Mais Me Gilbert Ithier, SC, avocat d’Air Mauritius, avait argué que toute personne en litige contre Air Mauritius tombait dans la catégorie des Unsecured Creditors , de par la loi, peu importe qu’ils soient ou non inscrits sur le Deed of Company Arragement.
La juge Véronique Kwok Yin Siong Yen a retenu que la plainte de Megh Pillay était antérieure à la mise sous administration d’Air Mauritius et au Deed of Company Arragement. Après analyse des jugements rendus dans des affaires similaires, et après lecture de l’Insolvency Act, dont la section 265, qui prévoit que tout Unsecured Creditor est bound par un Deed of Company Arragement, elle a conclu que celui d’Air Mauritius était bien contraignant envers Megh Pillay.
De ce fait, Megh Pillay était bien un Unsecured Creditor », et sa réclamation pour licenciement abusif devrait être réduite de 50%, comme les autres créanciers, de par la teneur du Deed of Company Arragement. La juge poursuit : « I thus agree with the submission of Mr Ithier that the plaintiff is an unsecured creditor by operation of the law and that it is immaterial whether he was included or not in the list of creditors by the administrators. »
Cependant, continue-t-elle : « However, I do not propose to dismiss the plaint in view of the specific circumstances of the present case (…).

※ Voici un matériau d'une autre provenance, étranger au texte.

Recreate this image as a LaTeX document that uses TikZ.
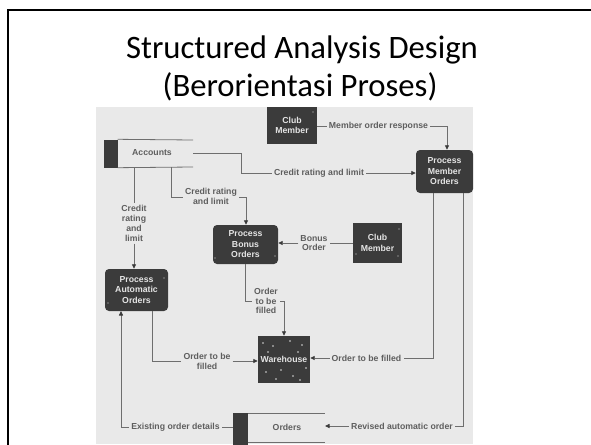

Indeed, in the present matter the plaintiff has not been given an opportunity so far to amend his plaint. » Ainsi, vu qu’Air Mauritius ne lui a jamais donné l’opportunité d’amender sa plainte pour réclamer une somme réduite au moment où elle entrait en régime d’administration, la juge n’a pas rejeté la plainte, mais a « non suited » Megh Pillay. En d’autres termes, ce dernier pourra reloger une plainte amendée en ce qui concerne le montant. Toutefois, il devra encourir les frais de la présente affaire.